Forum Discussion
Altera_Forum
Honored Contributor
15 years ago --- Quote Start --- The delay() loop should end up being something like:
delay:
ori r2,r0,<loop count> # for a 16bit constant
loop:
add r2,r2,-1
bne r0,r2,loop
ret With the /f cpu, the add instruction takes 1 clock, the conditional branch (as coded) 2 clocks when going round the loop, and 4 when the loop exits. It is possible to get the branch to be 1 clock in the loop exit path - by jumping forwards to an unconditional branch and disabling the dynamic branch predictor. In this case the loop would be 4 + 2 clocks. --- Quote End --- Thanks.

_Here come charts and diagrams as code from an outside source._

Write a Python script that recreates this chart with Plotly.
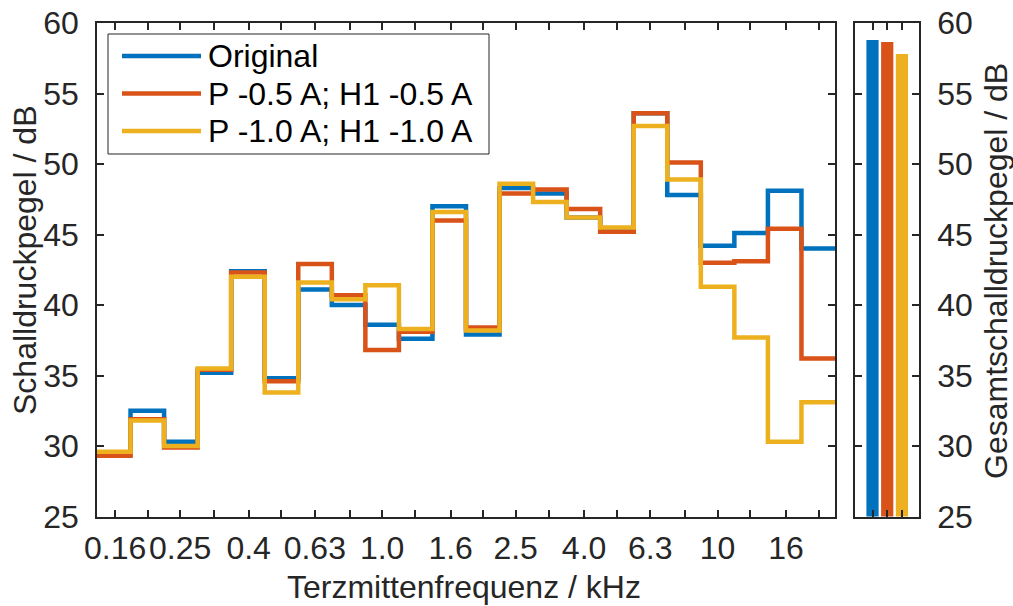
import numpy as np
import plotly.graph_objects as go

# Third-octave band nominal centre frequencies (kHz)
freq_khz = [0.16, 0.2, 0.25, 0.315, 0.4, 0.5, 0.63, 0.8, 1.0, 1.25, 1.6, 2.0,
            2.5, 3.15, 4.0, 5.0, 6.3, 8.0, 10, 12.5, 16, 20]
tick_labels = ["0.16", "", "0.25", "", "0.4", "", "0.63", "", "1.0", "", "1.6", "",
               "2.5", "", "4.0", "", "6.3", "", "10", "", "16", ""]

level_original = [29.5, 32.5, 30.3, 35.2, 42.4, 34.8, 41.1, 40.0, 38.6, 37.6, 47.0, 37.9,
                  48.3, 47.9, 46.2, 45.3, 53.6, 47.8, 44.2, 45.1, 48.1, 44.0]
level_p05 = [29.3, 31.9, 29.9, 35.4, 42.3, 34.6, 42.9, 40.7, 36.8, 38.1, 46.0, 38.4,
             47.9, 48.2, 46.8, 45.2, 53.6, 50.1, 43.0, 43.1, 45.4, 36.2]
level_p10 = [29.6, 31.8, 30.0, 35.5, 42.0, 33.8, 41.6, 40.4, 41.4, 38.3, 46.6, 38.2,
             48.6, 47.3, 46.2, 45.5, 52.7, 48.9, 41.3, 37.7, 30.3, 33.1]

total_levels = [58.8, 58.65, 57.8]

series_names = ["Original", "P -0.5 A; H1 -0.5 A", "P -1.0 A; H1 -1.0 A"]
colors = ["#0072BD", "#D95319", "#EDB120"]

FONT = "Liberation Sans, Arial, sans-serif"
AX = "#262626"
W, H = 1013, 606
FS = 32

f = np.array(freq_khz, dtype=float)
band_exp = np.round(10 * np.log10(f))
edges = 10 ** (np.append(band_exp - 0.5, band_exp[-1] + 0.5) / 10)

fig = go.Figure()
for name, vals, col in zip(series_names, [level_original, level_p05, level_p10], colors):
    fig.add_trace(go.Scatter(
        x=edges, y=list(vals) + [vals[-1]], mode="lines", name=name,
        line=dict(shape="hv", color=col, width=4.5), showlegend=False,
        xaxis="x", yaxis="y"))

fig.add_trace(go.Bar(
    x=[1, 2, 3], y=total_levels, marker=dict(color=colors, line=dict(width=0)),
    width=0.83, showlegend=False, xaxis="x2", yaxis="y2"))

axis_common = dict(showline=True, linecolor=AX, linewidth=1.5, ticks="inside",
                   ticklen=7, tickwidth=1.5, tickcolor=AX, mirror="ticks",
                   showgrid=False, zeroline=False, automargin=False,
                   tickfont=dict(family=FONT, size=FS, color=AX))

y_dom = [(H - 516.5) / H, (H - 23) / H]

def px(x):
    return x / W

def py(y):
    return 1 - y / H

# Legend drawn as a framed box with line samples and labels
leg_left, leg_top, leg_right, leg_bottom = 108, 34, 489, 154
leg_rows = [56, 93.5, 131]
shapes = [dict(type="rect", xref="paper", yref="paper",
               x0=px(leg_left), x1=px(leg_right), y0=py(leg_bottom), y1=py(leg_top),
               line=dict(color=AX, width=1), fillcolor="white", layer="above")]
annotations = []
for name, col, ry in zip(series_names, colors, leg_rows):
    shapes.append(dict(type="line", xref="paper", yref="paper",
                       x0=px(122), x1=px(201), y0=py(ry), y1=py(ry),
                       line=dict(color=col, width=4.5), layer="above"))
    annotations.append(dict(text=name, xref="paper", yref="paper",
                            x=px(206), y=py(ry), xanchor="left", yanchor="middle",
                            showarrow=False,
                            font=dict(family=FONT, size=FS, color="black")))

annotations += [
    dict(text="Terzmittenfrequenz / kHz", xref="paper", yref="paper",
         x=px(464), y=py(587), xanchor="center", yanchor="middle",
         showarrow=False, font=dict(family=FONT, size=FS, color=AX)),
    dict(text="Schalldruckpegel / dB", xref="paper", yref="paper",
         x=px(25), y=py(260), xanchor="center", yanchor="middle", textangle=-90,
         showarrow=False, font=dict(family=FONT, size=FS, color=AX)),
    dict(text="Gesamtschalldruckpegel / dB", xref="paper", yref="paper",
         x=px(996), y=py(271), xanchor="center", yanchor="middle", textangle=-90,
         showarrow=False, font=dict(family=FONT, size=FS, color=AX)),
]

fig.update_layout(
    width=W, height=H, margin=dict(l=0, r=0, t=0, b=0, autoexpand=False),
    paper_bgcolor="white", plot_bgcolor="white",
    xaxis=dict(type="log", range=[np.log10(edges[0]), np.log10(edges[-1])],
               domain=[px(97), px(835)], tickmode="array", tickvals=f,
               ticktext=tick_labels, anchor="y", ticklabelstandoff=2, **axis_common),
    yaxis=dict(range=[25, 60], dtick=5, domain=y_dom, anchor="x",
               ticklabelstandoff=10, **axis_common),
    xaxis2=dict(range=[-0.19, 4.16], domain=[px(855), px(919)], tickmode="array",
                tickvals=[1, 2, 3], showticklabels=False, anchor="y2", **axis_common),
    yaxis2=dict(range=[25, 60], dtick=5, domain=y_dom, anchor="x2", side="right",
                ticklabelstandoff=10, **axis_common),
    showlegend=False,
    barmode="overlay",
    shapes=shapes,
    annotations=annotations,
)

fig.write_html("out.html")
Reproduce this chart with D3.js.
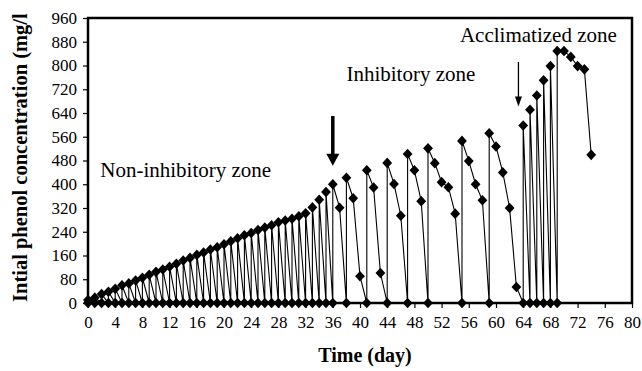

This is a nice assembler loop, I agree. How do we know that the given C compiler would generate this optimized loop? Also you did not include cycles to fetch the instructions and progress thru the pipe to do the add register in 1 cycle. Also the objective was to compare two different cpu architectures by running C code generated by two different compilers. Also, the ori must be fetched and completed before the add can be done. That is something like 2-3 cycles memory access, plus 5 cycles thru the pipe. Assuming the add fetch was started a cycle after the ori fetch it is probably ready to execute, OK. Now the add result may be written to the register then compared, then the result used to determine the next instruction to fetch, then after the memory access it will start thru the pipe.